Nail Al-Jubeir, director of the Saudi embassy’s Information and Congressional Affairs Office, said he planned to send his nine-person public relations team for a “refresher course” in the new center this fall (about half have already had some media training). A handful of staffers from other departments also will receive such training.
“Even our receptionist is going to do it,” he said, noting that as the embassy recruits more young Saudis to work at the embassy, it will offer the training as part of the employees’ on-the-job education. Al-Jubeir added that in the long term, Saudi Arabia was considering sending teams of public affairs officers from its ministries to receive coaching there.

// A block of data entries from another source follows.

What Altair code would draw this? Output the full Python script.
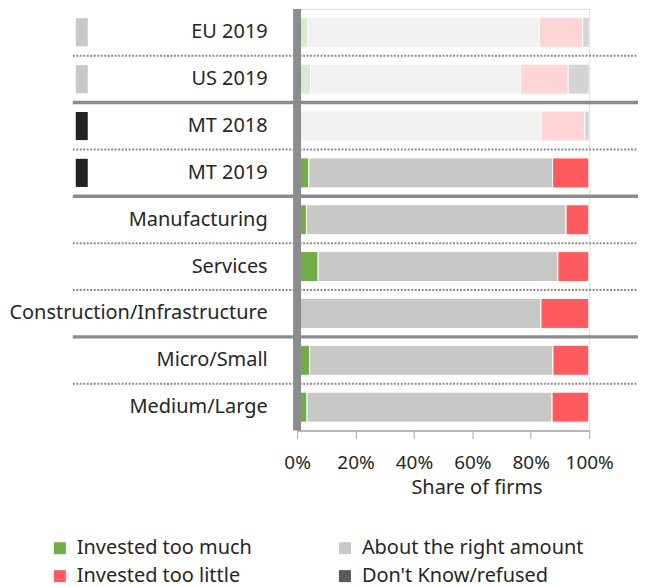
import altair as alt
import pandas as pd

categories = ["EU 2019", "US 2019", "MT 2018", "MT 2019", "Manufacturing",
              "Services", "Construction/Infrastructure", "Micro/Small", "Medium/Large"]
series = ["Invested too much", "About the right amount", "Invested too little", "Don't Know/refused"]
too_much = [3.7, 4.6, 0.0, 4.0, 3.2, 7.2, 0.0, 4.3, 3.4]
about_right = [79.2, 71.8, 83.5, 83.5, 88.9, 82.1, 83.5, 83.3, 83.9]
too_little = [14.9, 16.4, 15.0, 12.5, 7.9, 10.7, 16.5, 12.4, 12.7]
dont_know = [2.2, 7.2, 1.5, 0.0, 0.0, 0.0, 0.0, 0.0, 0.0]
colors = ["#70AD47", "#C8C8C6", "#FF5A5F", "#595959"]
faded_rows = ["EU 2019", "US 2019", "MT 2018"]
benchmark_rows = ["EU 2019", "US 2019"]
marker_rows = ["EU 2019", "US 2019", "MT 2018", "MT 2019"]
dotted_sep_rows = ["US 2019", "MT 2019", "Services", "Construction/Infrastructure", "Medium/Large"]
solid_sep_rows = ["MT 2018", "Manufacturing", "Micro/Small"]
tick_values = [0, 20, 40, 60, 80, 100]

W, H = 293, 423
FONT = "Noto Sans"
TXT = "#262626"
LINE = "#8a8c8e"

rows = []
for i, cat in enumerate(categories):
    for j, (s, vals) in enumerate(zip(series, [too_much, about_right, too_little, dont_know])):
        rows.append({"category": cat, "series": s, "value": vals[i], "order": j})
df = pd.DataFrame(rows)

yscale = alt.Scale(domain=categories, paddingInner=0, paddingOuter=0)

bars = alt.Chart(df).mark_bar(height={"band": 0.64}, stroke="white", strokeWidth=1).encode(
    x=alt.X("value:Q", stack="zero",
            scale=alt.Scale(domain=[0, 100], nice=False),
            axis=alt.Axis(values=tick_values, labelExpr="datum.value + '%'", grid=False,
                          labelOverlap=False, labelFlush=False,
                          tickSize=8, tickColor="#a6a6a6", domainColor="#a6a6a6", domainWidth=1.5,
                          labelFontSize=19, labelColor=TXT, labelFont=FONT, labelPadding=15,
                          title="Share of firms", titleFontSize=20, titleFontWeight="normal",
                          titleColor=TXT, titleFont=FONT, titlePadding=5, titleX=180)),
    y=alt.Y("category:N", scale=yscale,
            axis=alt.Axis(title=None, ticks=False, domain=False, labelPadding=30,
                          labelFontSize=20, labelColor=TXT, labelFont=FONT, labelLimit=500)),
    color=alt.Color("series:N", scale=alt.Scale(domain=series, range=colors),
                    legend=alt.Legend(title=None, orient="none", legendX=-248, legendY=531,
                                      direction="horizontal",
                                      columns=2, columnPadding=83, rowPadding=8,
                                      symbolType="square", symbolSize=144, symbolStrokeWidth=0,
                                      labelFontSize=20, labelColor=TXT, labelFont=FONT,
                                      labelOffset=7, labelLimit=500)),
    order=alt.Order("order:Q"),
    opacity=alt.condition(alt.FieldOneOfPredicate(field="category", oneOf=faded_rows),
                          alt.value(0.25), alt.value(1.0)),
)

sep_dotted = alt.Chart(pd.DataFrame({"category": dotted_sep_rows})).mark_rule(
    color=LINE, strokeWidth=2, strokeDash=[2, 1.5]).encode(
    y=alt.Y("category:N", scale=yscale, bandPosition=0),
    x=alt.value(-225), x2=alt.value(342))

sep_solid = alt.Chart(pd.DataFrame({"category": solid_sep_rows})).mark_rule(
    color=LINE, strokeWidth=3.5).encode(
    y=alt.Y("category:N", scale=yscale, bandPosition=0),
    x=alt.value(-225), x2=alt.value(342))

markers = alt.Chart(pd.DataFrame({"category": marker_rows})).mark_bar(height={"band": 0.6}).encode(
    y=alt.Y("category:N", scale=yscale),
    x=alt.value(-222), x2=alt.value(-210),
    color=alt.condition(alt.FieldOneOfPredicate(field="category", oneOf=benchmark_rows),
                        alt.value("#c8c8c8"), alt.value("#222222")))

vline = alt.Chart(pd.DataFrame({"x": [0]})).mark_rect(color=LINE, xOffset=-4, x2Offset=4).encode(
    x=alt.X("x:Q"), x2=alt.X2("x"), y=alt.value(0), y2=alt.value(H))

chart = alt.layer(bars, sep_dotted, sep_solid, markers, vline).properties(
    width=W, height=H, padding=0
).configure_view(stroke=None).configure(font=FONT)

chart.save("out.html", embed_options={"renderer": "svg", "actions": False})
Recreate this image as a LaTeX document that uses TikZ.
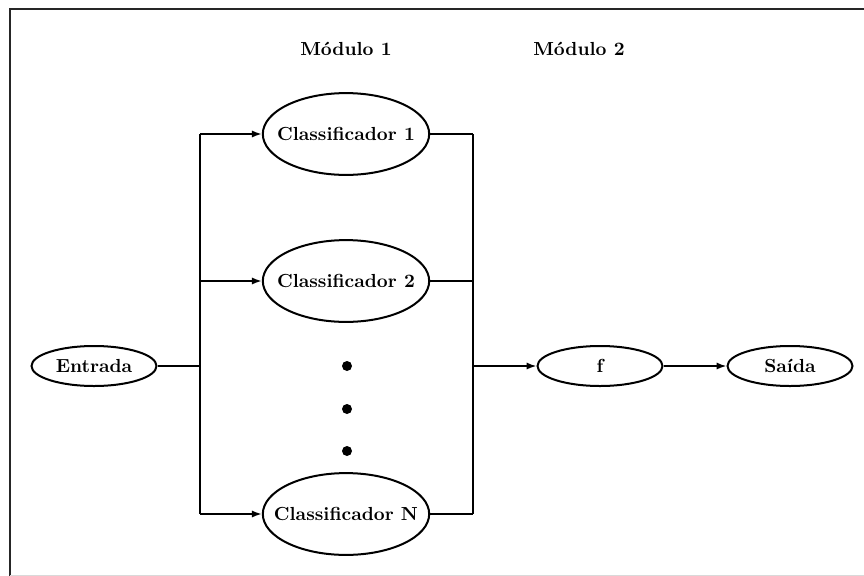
\documentclass[tikz,border=0pt]{standalone}
\usetikzlibrary{shapes.geometric,arrows.meta}
\begin{document}
\begin{tikzpicture}[x=0.55pt,y=-0.55pt,
  every node/.style={font=\fontsize{10.4}{12}\selectfont\bfseries},
  bigell/.style={ellipse,draw,line width=1.1pt,minimum width=91.5pt,minimum height=45pt,inner sep=0pt},
  smallell/.style={ellipse,draw,line width=1.1pt,minimum width=68.75pt,minimum height=22pt,inner sep=0pt},
  conn/.style={line width=1pt},
  arr/.style={line width=1pt,-{Latex[length=5.5pt,width=4pt]}},
  dotnode/.style={circle,fill=black,inner sep=0pt,minimum size=5.5pt}]
\useasboundingbox (0,0) rectangle (864,576);
% frame
\draw[line width=1.4pt,black!85] (10,576) -- (10,9) -- (864,9);
\draw[line width=0.8pt,black!15] (10,575.5) -- (864,575.5);
% titles
\node (m1) at (346,49) {Módulo 1};
\node (m2) at (579,49) {Módulo 2};
% nodes
\node[smallell] (in) at (94,366) {\makebox[0pt]{Entrada}};
\node[bigell] (c1) at (346,134) {\makebox[0pt]{Classificador 1}};
\node[bigell] (c2) at (346,281) {\makebox[0pt]{Classificador 2}};
\node[bigell] (cn) at (346,514) {\makebox[0pt]{Classificador N}};
\node[dotnode] (d1) at (347,366) {};
\node[dotnode] (d2) at (347,409) {};
\node[dotnode] (d3) at (347,451) {};
\node[smallell] (f) at (600,366) {\makebox[0pt]{f}};
\node[smallell] (out) at (790,366) {\makebox[0pt]{Saída}};
% junction coordinates
\coordinate (jl) at (200,366);
\coordinate (jl1) at (200,134);
\coordinate (jl2) at (200,281);
\coordinate (jln) at (200,514);
\coordinate (jr) at (473,366);
\coordinate (jr1) at (473,134);
\coordinate (jr2) at (473,281);
\coordinate (jrn) at (473,514);
% connectors
\draw[conn] (in) -- (jl);
\draw[conn] (jl1) -- (jln);
\draw[arr] (jl1) -- (c1);
\draw[arr] (jl2) -- (c2);
\draw[arr] (jln) -- (cn);
\draw[conn] (c1) -- (jr1);
\draw[conn] (c2) -- (jr2);
\draw[conn] (cn) -- (jrn);
\draw[conn] (jr1) -- (jrn);
\draw[arr] (jr) -- (f);
\draw[arr] (f) -- (out);
\end{tikzpicture}
\end{document}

The 1,500-square-foot training center is located in converted Qorvis office space just around the corner from the firm’s current headquarters at 1201 Connecticut Ave. NW. (The company moved in January due to an expansion.)
With a teleprompter and state-of-the-art sound, light and video equipment, the studio is set up to “resemble a network news studio or talk show as much as possible so we can simulate a ‘Today’ show-caliber interview,” said Donaghy.
For a baseline fee of about $5,000, clients can receive a half-day of coaching, which — depending on their needs — could include a TV interview that is taped, critiqued and repeated. The standard fee is flexible “if we thought we knew someone is going to be on TV a lot where we could kind of build up a reputation right now,” Masters said.
The following day, the client receives a written analysis of the performance and an edited “before-and-after” DVD.
Although the center is still in its early stages — the studio has been up and running for only two months — Masters said it’s just a matter of time before Qorvis competes with the best in the business, such as communications consulting guru Michael Sheehan.
“He’s kind of the gold standard here in town,” Masters said. “We’d like to give him a run for his money.”